Use budget software like Mint or YNAB to get started. Include all of your income, and don’t leave out a single expense. Think through everything – even the few dollars you drop at coffee shops or on candy. It needs to be in there.
And once you’ve created your budget, stick to it! Keep track of your expenses through each month and when you’ve capped out in an area, stop spending. It’s relatively simple, yet so many people blow through their budgets.
But you build good habits and grow in the discipline now; it will get easier.
4. Eliminate Unnecessary Expenses
Once you have your budget all laid out, start picking through it with a fine-toothed comb to identify areas you can spend less. This is not fun, but if you can cut out unnecessary spending now, it means you can save, invest, and have more leeway later.
It’s not wrong to spend money or to want nice things. And it’s okay to live life now rather than defer fun living to your later year. Just be smart. Consider your needs.
Do you need four different streaming services? Do you need to eat exotic meals multiple times a week? Can you spend less on groceries by shopping smarter?
5. Start Saving
Once you’ve maximized spending and started budgeting, it’s time to start saving.
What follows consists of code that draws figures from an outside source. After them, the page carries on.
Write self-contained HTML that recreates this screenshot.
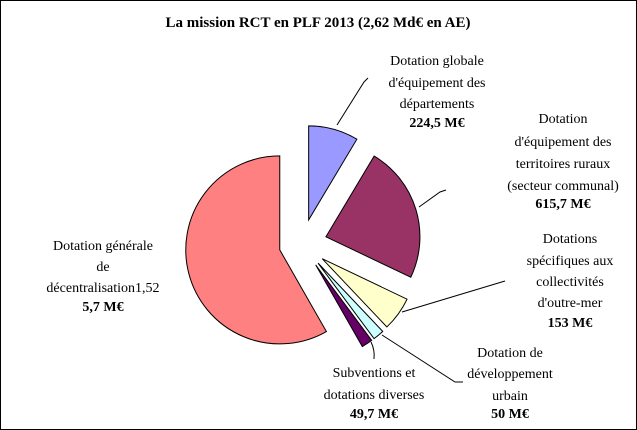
<!DOCTYPE html>
<html><head><meta charset="utf-8"><style>
html,body{margin:0;padding:0;background:#fff}
svg{display:block;font-family:"Liberation Serif",serif}
</style></head><body>
<svg width="637" height="430" viewBox="0 0 637 430">
<rect x="0.5" y="0.5" width="636" height="429" fill="#fff" stroke="#000"/>
<text x="318" y="27" text-anchor="middle" font-size="15" font-weight="bold">La mission RCT en PLF 2013 (2,62 Md€ en AE)</text>
<g id="slices"></g>
<g id="leaders" stroke="#000" fill="none" stroke-width="1">
<polyline points="337,125 364,82 368,78"/>
<polyline points="419,207 440,192 446,190"/>
<polyline points="402,312 505,281"/>
<polyline points="382,335 455,382 463,382"/>
<path d="M371,342 Q375,350 374,359"/>
</g>
<g font-size="14" text-anchor="middle" id="labels">
<text><tspan x="437" y="65">Dotation globale</tspan><tspan x="437" y="87">d'équipement des</tspan><tspan x="437" y="108">départements</tspan><tspan x="437" y="127" font-weight="bold">224,5 M€</tspan></text>
<text><tspan x="563" y="123">Dotation</tspan><tspan x="563" y="146">d'équipement des</tspan><tspan x="563" y="168">territoires ruraux</tspan><tspan x="563" y="190">(secteur communal)</tspan><tspan x="563" y="208" font-weight="bold">615,7 M€</tspan></text>
<text><tspan x="570" y="243">Dotations</tspan><tspan x="570" y="265">spécifiques aux</tspan><tspan x="570" y="286">collectivités</tspan><tspan x="570" y="307">d'outre-mer</tspan><tspan x="570" y="327" font-weight="bold">153 M€</tspan></text>
<text><tspan x="510" y="357">Dotation de</tspan><tspan x="510" y="378">développement</tspan><tspan x="510" y="400">urbain</tspan><tspan x="510" y="418" font-weight="bold">50 M€</tspan></text>
<text><tspan x="374" y="377">Subventions et</tspan><tspan x="374" y="399">dotations diverses</tspan><tspan x="374" y="418" font-weight="bold">49,7 M€</tspan></text>
<text><tspan x="103" y="250">Dotation générale</tspan><tspan x="103" y="271">de</tspan><tspan x="103" y="292">décentralisation1,52</tspan><tspan x="103" y="311" font-weight="bold">5,7 M€</tspan></text>
</g>
</svg>
<script>
const categories = ["dge","detr","dscom","ddu","subventions","dgd"];
const values = [224.5, 615.7, 153, 50, 49.7, 1525.7];
const colors = ["#9999ff","#993366","#ffffcc","#ccffff","#660066","#ff8080"];
const cx = 302, cy = 244, r = 94, explode = 25, explodeBig = 23;
const total = values.reduce((a,b)=>a+b,0);
const g = document.getElementById('slices');
let a0 = 0;
values.forEach((v,i)=>{
  const a1 = a0 + v/total*2*Math.PI;
  const mid = (a0+a1)/2;
  const e = (a1-a0) > Math.PI ? explodeBig : explode;
  const ox = cx + e*Math.sin(mid), oy = cy - e*Math.cos(mid);
  const x0 = ox + r*Math.sin(a0), y0 = oy - r*Math.cos(a0);
  const x1 = ox + r*Math.sin(a1), y1 = oy - r*Math.cos(a1);
  const large = (a1-a0) > Math.PI ? 1 : 0;
  const p = document.createElementNS('http://www.w3.org/2000/svg','path');
  p.setAttribute('d', `M${ox},${oy} L${x0},${y0} A${r},${r} 0 ${large} 1 ${x1},${y1} Z`);
  p.setAttribute('fill', colors[i]);
  p.setAttribute('stroke', '#000');
  p.setAttribute('stroke-width', '1');
  
  
  g.appendChild(p);
  a0 = a1;
});
</script>
</body></html>
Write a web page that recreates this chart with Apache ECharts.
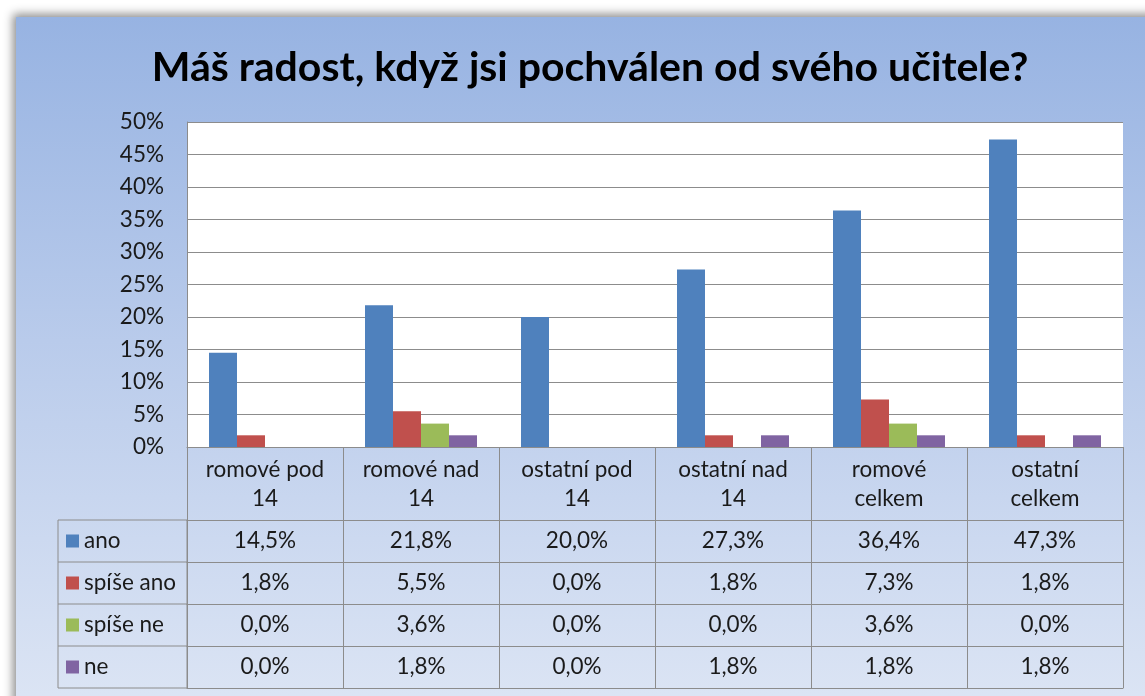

Many financial gurus recommend having an emergency fund of a few thousand dollars in case you lose your job, have large unexpected expenses, or go through a rough patch.
This is a good idea in your twenties. You don’t want to find yourself taking out a loan or getting deep in credit card debt. Avoid this at all costs by saving now for unforeseen circumstances.
You can also start saving for future goals. Want to buy a new car before you turn thirty? Thinking about a house? Check out pigly.com for calculators to help you determine how much to save for your goals – and a lot more.
6. Consider Investing
Many conservative finance experts encourage you to wait until you’ve got all debt paid off and some money saved up before investing. It’s entirely up to you and the level of risk you’re willing to take. If you’ve got severe debt with high-interest rates, this is probably a good idea. But if you only have some debt and reasonable interest rates, it’s okay to consider investing.
Start with long term investments, like saving for retirement through a 401(k). Your company may offer to match your deposits with each paycheck. If so, take advantage of this.
Another more short term option is to start investing in stocks and bonds. You can choose individual stocks you’re interested in or invest in indexes and mutual funds, a more conservative route.
As mentioned above, investing in your twenties can mean big payouts in your future, thanks to how your investments will compound over time. Even if you don’t have a huge salary, you can outearn those who make more in the long run by starting this journey early.
7. Educate Yourself
The most significant investment you can make in your twenties doesn’t involve stock, mutual funds, or savings accounts. The most significant investment you can make is one in yourself.
Learning how money works will change the way you view it, earn it, and spend it. Educating yourself will set you up for success. Knowledge is the most powerful currency in finance.
Learn the basics of assets, liabilities, cash flow, taxes, and investing. You don’t have to become an expert. Even the basics will pay off.
Set Yourself Up for Success Later
Doing these things now will help you build wealth in the future. Become disciplined, start budgeting, cut unneeded expenses, begin saving, consider investing, and, most importantly – educate yourself.